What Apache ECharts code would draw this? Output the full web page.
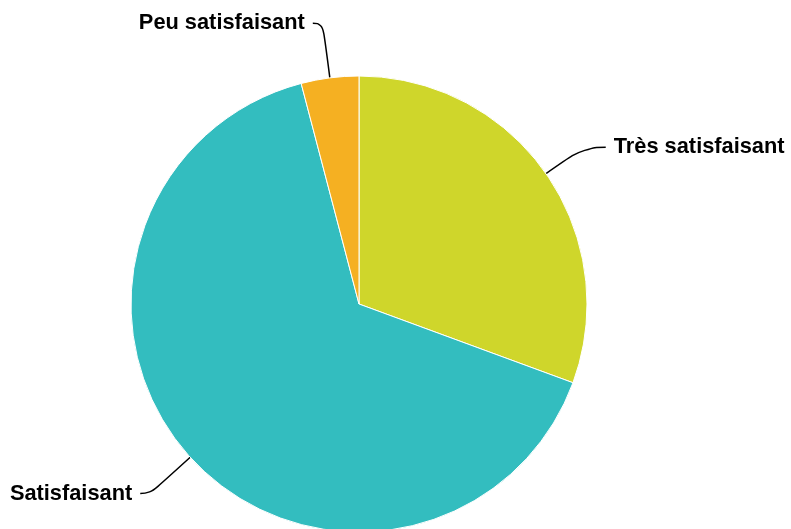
<!DOCTYPE html>
<html>
<head>
<meta charset="utf-8">
<script src="https://cdn.jsdelivr.net/npm/echarts@6/dist/echarts.min.js"></script>
<style>
  html, body { margin: 0; padding: 0; background: #fff; }
  #chart { width: 791px; height: 529px; }
</style>
</head>
<body>
<div id="chart"></div>
<script>
// réponses (nombre de personnes)
const categories = ['Très satisfaisant', 'Satisfaisant', 'Peu satisfaisant'];
const counts = [15, 32, 2];
const colors = ['#cfd62b', '#33bdbf', '#f5b022'];

const lineLens = [[46, 22], [54, 10], [55, 10]];

const chart = echarts.init(document.getElementById('chart'));

const option = {
  animation: false,
  color: colors,
  series: [
    {
      type: 'pie',
      center: [359, 304],
      radius: 228,
      startAngle: 90,
      clockwise: true,
      data: categories.map((name, i) => ({
        name: name,
        value: counts[i],
        labelLine: { length: lineLens[i][0], length2: lineLens[i][1] }
      })),
      itemStyle: { borderColor: '#fff', borderWidth: 1 },
      label: {
        color: '#000',
        fontFamily: 'Liberation Sans, Arial, sans-serif',
        fontWeight: 'bold',
        fontSize: 21.8,
        overflow: 'none',
        distanceToLabelLine: 8
      },
      labelLine: {
        smooth: 0.5,
        lineStyle: { color: '#000', width: 1.5 }
      }
    }
  ]
};

chart.setOption(option);
</script>
</body>
</html>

....

Repeat the data above exactly, but not the pictures.

What Apache ECharts code would draw this? Output the full web page.
<!DOCTYPE html>
<html>
<head>
<meta charset="utf-8">
<script src="https://cdn.jsdelivr.net/npm/echarts@6/dist/echarts.min.js"></script>
<style>
  html, body { margin: 0; padding: 0; background: #fff; }
  #chart { width: 791px; height: 529px; }
</style>
</head>
<body>
<div id="chart"></div>
<script>
// réponses (nombre de personnes)
const categories = ['Très satisfaisant', 'Satisfaisant', 'Peu satisfaisant'];
const counts = [15, 32, 2];
const colors = ['#cfd62b', '#33bdbf', '#f5b022'];

const lineLens = [[46, 22], [54, 10], [55, 10]];

const chart = echarts.init(document.getElementById('chart'));

const option = {
  animation: false,
  color: colors,
  series: [
    {
      type: 'pie',
      center: [359, 304],
      radius: 228,
      startAngle: 90,
      clockwise: true,
      data: categories.map((name, i) => ({
        name: name,
        value: counts[i],
        labelLine: { length: lineLens[i][0], length2: lineLens[i][1] }
      })),
      itemStyle: { borderColor: '#fff', borderWidth: 1 },
      label: {
        color: '#000',
        fontFamily: 'Liberation Sans, Arial, sans-serif',
        fontWeight: 'bold',
        fontSize: 21.8,
        overflow: 'none',
        distanceToLabelLine: 8
      },
      labelLine: {
        smooth: 0.5,
        lineStyle: { color: '#000', width: 1.5 }
      }
    }
  ]
};

chart.setOption(option);
</script>
</body>
</html>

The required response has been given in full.